Apple's music rollout includes Apple Music, left, the Beats 1 Internet radio station and Apple Connect, a social media network for artists.
When Apple announced it was creating an Internet radio station called Beats 1 to go along with its Apple Music service, I was dismissive.
It didn't make sense. There are already thousands of Internet radio stations broadcasting worldwide that have been around for years. The DJs Apple poached from the BBC and elsewhere have been streaming music on the Internet for years -- and Apple's fans barely noticed.

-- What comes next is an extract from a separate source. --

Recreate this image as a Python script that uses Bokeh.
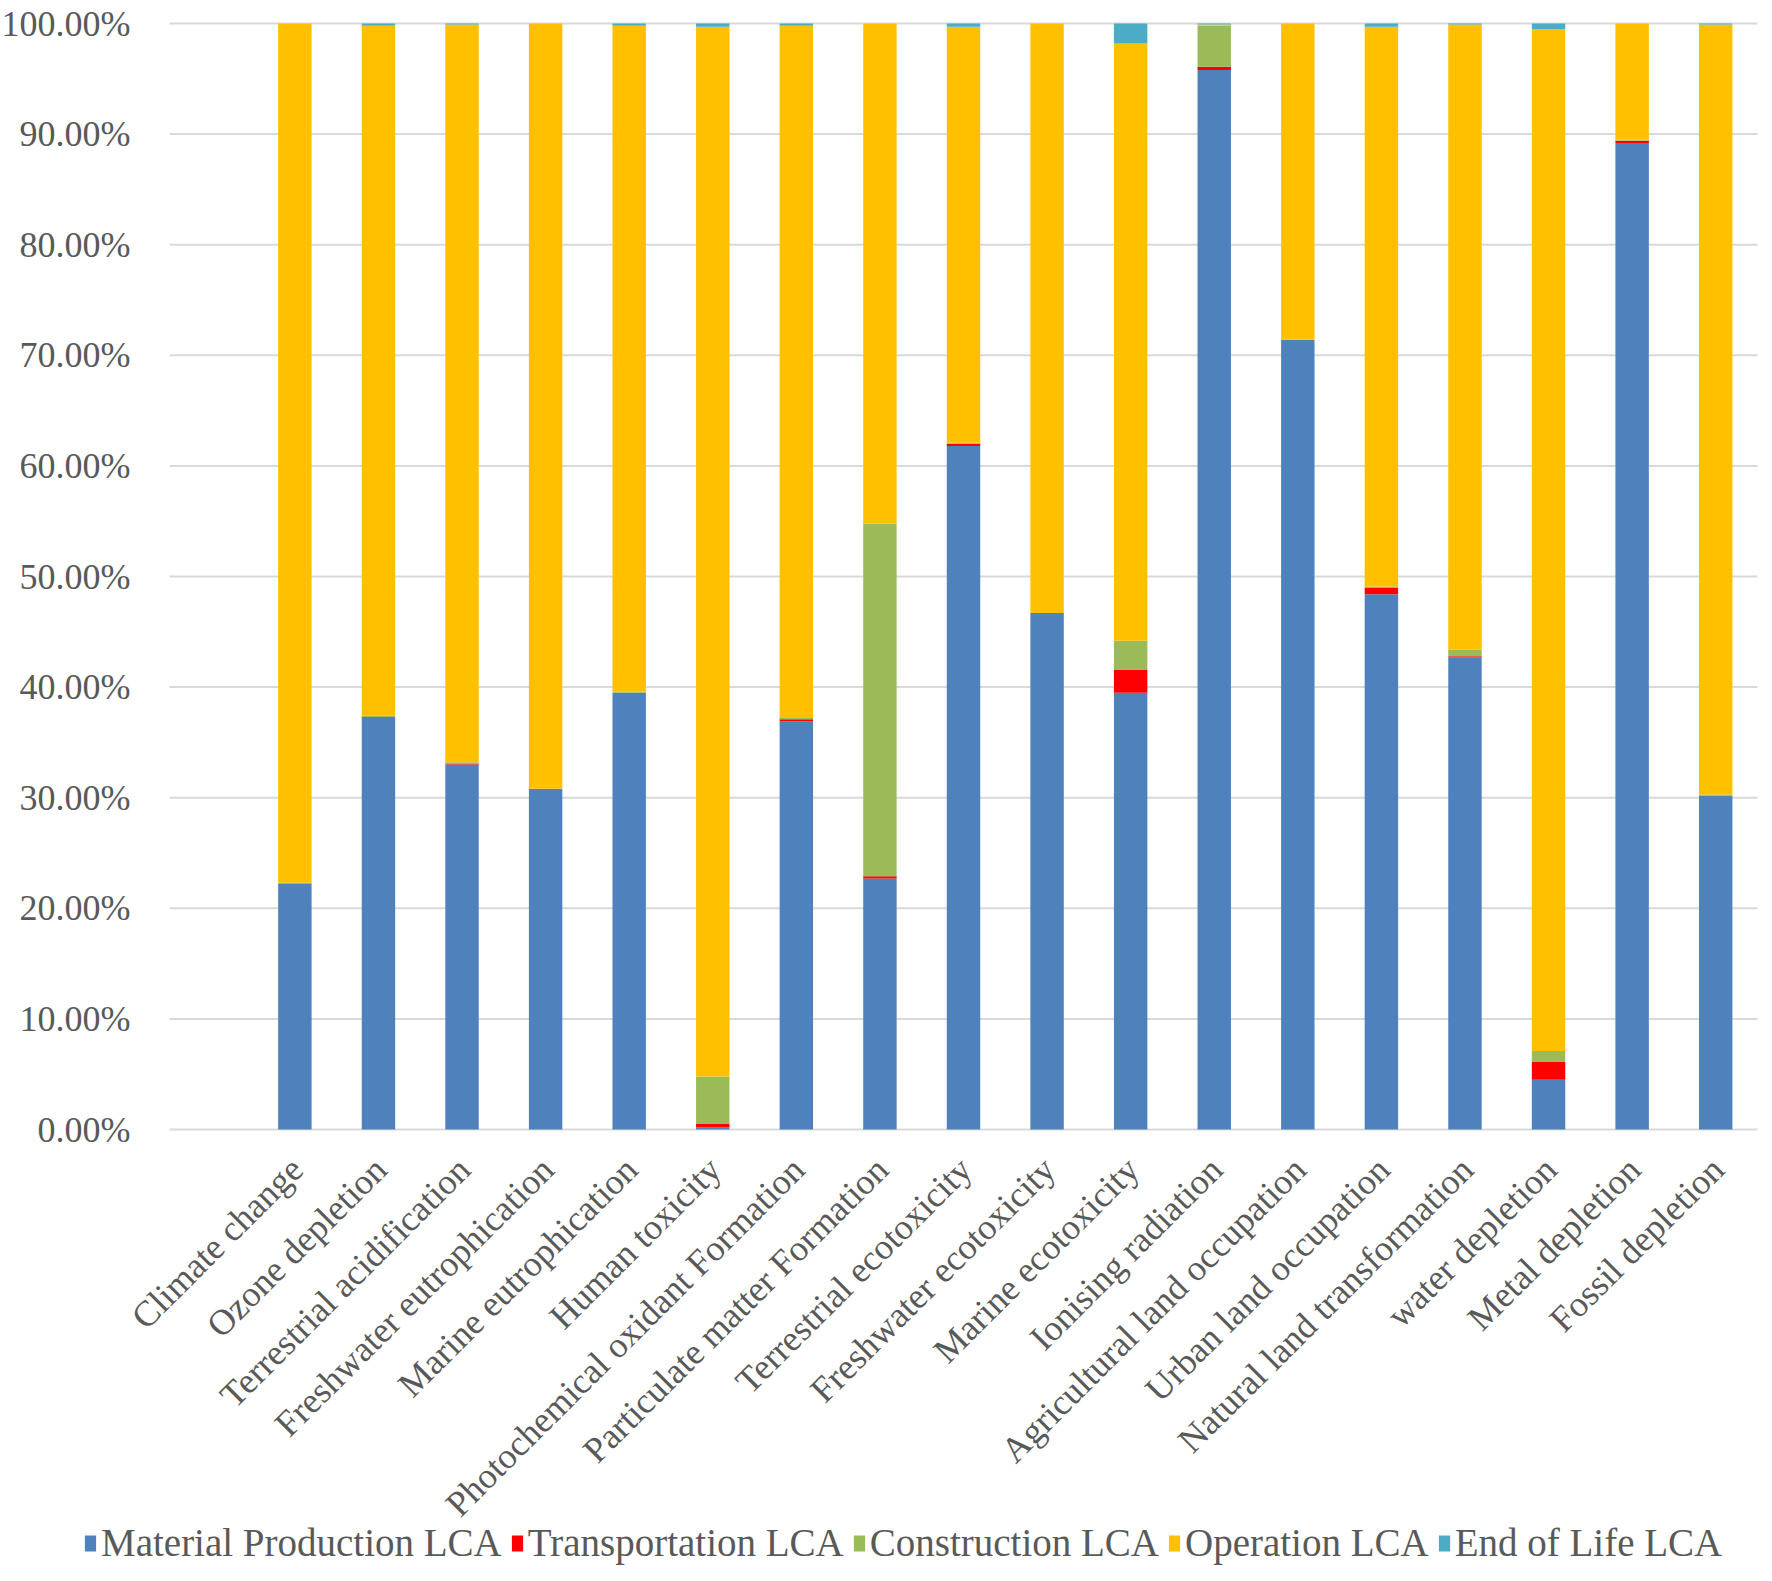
import math
from bokeh.plotting import figure
from bokeh.models import ColumnDataSource, Range1d, Legend, LegendItem
from bokeh.core.properties import value
from bokeh.embed import file_html
from bokeh.resources import INLINE

categories = ["Climate change", "Ozone depletion", "Terrestrial acidification",
              "Freshwater eutrophication", "Marine eutrophication", "Human toxicity",
              "Photochemical oxidant Formation", "Particulate matter Formation",
              "Terrestrial ecotoxicity", "Freshwater ecotoxicity", "Marine ecotoxicity",
              "Ionising radiation", "Agricultural land occupation", "Urban land occupation",
              "Natural land transformation", "water depletion", "Metal depletion",
              "Fossil depletion"]

material = [22.2, 37.3, 33.0, 30.8, 39.5, 0.2, 36.9, 22.7, 61.8, 46.7, 39.5, 95.8, 71.4, 48.4, 42.7, 4.5, 89.2, 30.2]
transport = [0.0, 0.0, 0.1, 0.0, 0.0, 0.3, 0.2, 0.2, 0.2, 0.0, 2.1, 0.3, 0.0, 0.6, 0.1, 1.6, 0.2, 0.0]
construction = [0.1, 0.1, 0.1, 0.0, 0.1, 4.3, 0.1, 31.9, 0.1, 0.0, 2.6, 3.7, 0.0, 0.1, 0.6, 1.0, 0.1, 0.1]
operation = [77.7, 62.4, 66.7, 69.2, 60.2, 94.9, 62.6, 45.2, 37.6, 53.3, 54.0, 0.1, 28.6, 50.6, 56.5, 92.4, 10.5, 69.6]
end_of_life = [0.0, 0.2, 0.1, 0.0, 0.2, 0.3, 0.2, 0.0, 0.3, 0.0, 1.8, 0.1, 0.0, 0.3, 0.1, 0.5, 0.0, 0.1]

series = ["Material Production LCA", "Transportation LCA", "Construction LCA", "Operation LCA", "End of Life LCA"]
colors = ["#4F81BD", "#FF0000", "#9BBB59", "#FFC000", "#4BACC6"]
y_ticks = [0, 10, 20, 30, 40, 50, 60, 70, 80, 90, 100]
y_tick_labels = [f"{v:.2f}%" for v in y_ticks]

n = len(categories)
xs = list(range(n))
source = ColumnDataSource(dict(x=xs, m=material, t=transport, c=construction, o=operation, e=end_of_life))
label_source = ColumnDataSource(dict(x=xs, y=[0] * n, text=categories))

FONT = "Liberation Serif"
TXT = "#595959"
GRID = "#D9D9D9"

# pixel layout of the plot area inside the canvas
W, H = 1760, 1565
LEFT, RIGHT, TOP = 169, 3, 23
PLOT_H = 1106
x_lo, x_hi = -1.5, n - 0.5          # one empty category slot before the first bar
slot = (W - LEFT - RIGHT) / (x_hi - x_lo)
x_start = x_lo - LEFT / slot
x_end = x_hi + RIGHT / slot
y_end = 100 + 100.0 * TOP / PLOT_H
y_start = -100.0 * (H - TOP - PLOT_H) / PLOT_H

p = figure(width=W, height=H, output_backend="svg", toolbar_location=None,
           x_axis_location=None, y_axis_location=None,
           x_range=Range1d(x_start, x_end), y_range=Range1d(y_start, y_end),
           min_border=0)
p.outline_line_color = None
p.grid.visible = False

# horizontal gridlines across the plot area
p.segment(x0=[x_lo] * len(y_ticks), x1=[x_hi] * len(y_ticks), y0=y_ticks, y1=y_ticks,
          line_color=GRID, line_width=2)

renderers = p.vbar_stack(["m", "t", "c", "o", "e"], x="x", width=0.4, source=source,
                         color=colors, line_color=None)

# y tick labels
p.text(x=[x_lo] * len(y_ticks), y=y_ticks, text=y_tick_labels, x_offset=-39,
       text_align="right", text_baseline="middle",
       text_font=value(FONT), text_font_size="36px", text_color=TXT)

# category labels (rotated), hung under the 0 % line
p.text(x="x", y="y", text="text", source=label_source, angle=math.pi / 4,
       text_align="right", text_baseline="middle", x_offset=2, y_offset=34,
       text_font=value(FONT), text_font_size="36px", text_color=TXT)

legend = Legend(items=[LegendItem(label=s, renderers=[r]) for s, r in zip(series, renderers)],
                orientation="horizontal", location=(83, 0))
legend.label_text_font = FONT
legend.label_text_font_size = "39px"
legend.label_text_color = TXT
legend.glyph_width = 14
legend.glyph_height = 20
legend.label_standoff = 4
legend.spacing = 8
legend.padding = 0
legend.margin = 0
legend.border_line_color = None
legend.background_fill_alpha = 0
p.add_layout(legend, "center")

open("out.html", "w").write(file_html(p, INLINE))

Apple's recent music rollout came in three parts: Apple Music, which is a streaming music service; Connect, which is a kind of promotional social network for artists; and Beats 1, which is an Internet radio station.

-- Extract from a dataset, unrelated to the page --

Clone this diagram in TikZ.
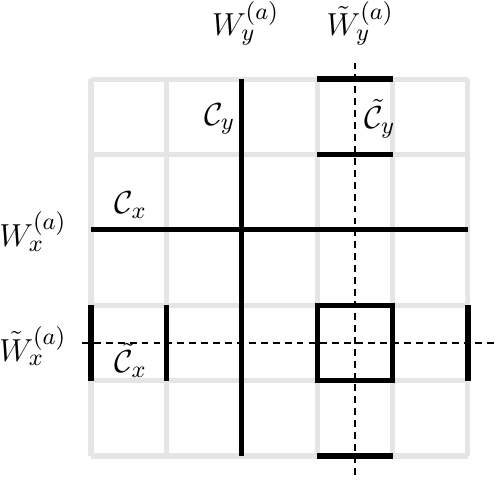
\documentclass[tikz,border=0pt]{standalone}
\usepackage{amsmath,amssymb}
\usetikzlibrary{positioning}
\definecolor{gridGray}{RGB}{229,229,229}
\tikzset{
  lattice/.style={draw=gridGray,line width=1.9pt},
  cut/.style={draw=black,line width=2pt},
  dual/.style={draw=black,line width=1pt,dash pattern=on 2.6pt off 1.9pt},
  lbl/.style={font=\fontsize{12.5}{15}\selectfont,inner sep=2pt}
}

\begin{document}
\begin{tikzpicture}
\useasboundingbox (-1.207,-0.318) rectangle (5.398,6.048);
% lattice
\draw[lattice] (0,0) grid (5,5);
% cuts
\draw[cut] (2,0) -- (2,5);
\draw[cut] (0,3) -- (5,3);
\draw[cut] (3,5) -- (4,5) (3,4) -- (4,4) (3,0) -- (4,0);
\draw[cut] (3,1) rectangle (4,2);
\draw[cut] (0,1) -- (0,2) (1,1) -- (1,2) (5,1) -- (5,2);
% dual lines
\draw[dual] (3.5,-0.25) -- (3.5,5.22);
\draw[dual] (-0.12,1.5) -- (5.36,1.5);
% labels
\node[lbl] (Wy) at (2.05,5.74) {$W_y^{(a)}$};
\node[lbl] (Wyt) at (3.57,5.74) {$\tilde{W}_y^{(a)}$};
\node[lbl,anchor=east] (Cy) at (1.99,4.47) {$\mathcal{C}_y$};
\node[lbl,anchor=west] (Cyt) at (3.55,4.47) {$\tilde{\mathcal{C}}_y$};
\node[lbl] (Cx) at (0.53,3.33) {$\mathcal{C}_x$};
\node[lbl] (Cxt) at (0.53,1.27) {$\tilde{\mathcal{C}}_x$};
\node[lbl] (Wx) at (-0.77,2.98) {$W_x^{(a)}$};
\node[lbl] (Wxt) at (-0.77,1.46) {$\tilde{W}_x^{(a)}$};
\end{tikzpicture}
\end{document}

Of these three components, the least innovative, least unique and least technology-oriented is the Beats 1 radio station.
It's also by far the most brilliant. I'll tell you why later. But first, the facts.
What you need to know about Beats 1
Beats 1 is free, of course. It's available to anyone running the desktop PC version of Apple's iTunes 12.2. It's also available to iOS users now and will become available to Android users later. The Apple Music app will be Apple's first Android app ever.
Weirdly, the station is ad-supported. The ads are short, public radio style "audio mentions" for "sponsors" rather than full-blown commercials.
Beats 1 showcases music industry big shots, starting with the DJs Apple has hired to headline the service: radio personalities Zane Lowe (the BBC's best DJ), Ebro Darden (the top guy at New York's Hot 97), and Julie Adenuga (who was at MTV and the BBC before joining the London underground radio station Rinse FM).
The station will feature major music personalities like Ellie Goulding, St. Vincent, Anna Lunoe, Jaden Smith, Travis Mills and Dr. Dre. It will also offer major celebrity interviews, starting with Eminem (whose interview has been posted on the Beats 1 YouTube channel).
Interestingly, songs with explicit lyrics are censored, even though it's legal to play uncensored songs over the Internet. It's no doubt that Apple is doing that to make the service more palatable to a global and general audience.
Like your typical garden-variety radio station, Beats 1 takes requests. Anyone in the world can request a song by sending an iMessage to: firstname.lastname@example.org or by calling one of the phone numbers on this page.
Apple says that Beats 1 is live, but that's not true. So far, it's been doing 12 live hours, then replaying those 12 hours. So it's about half live, half recorded.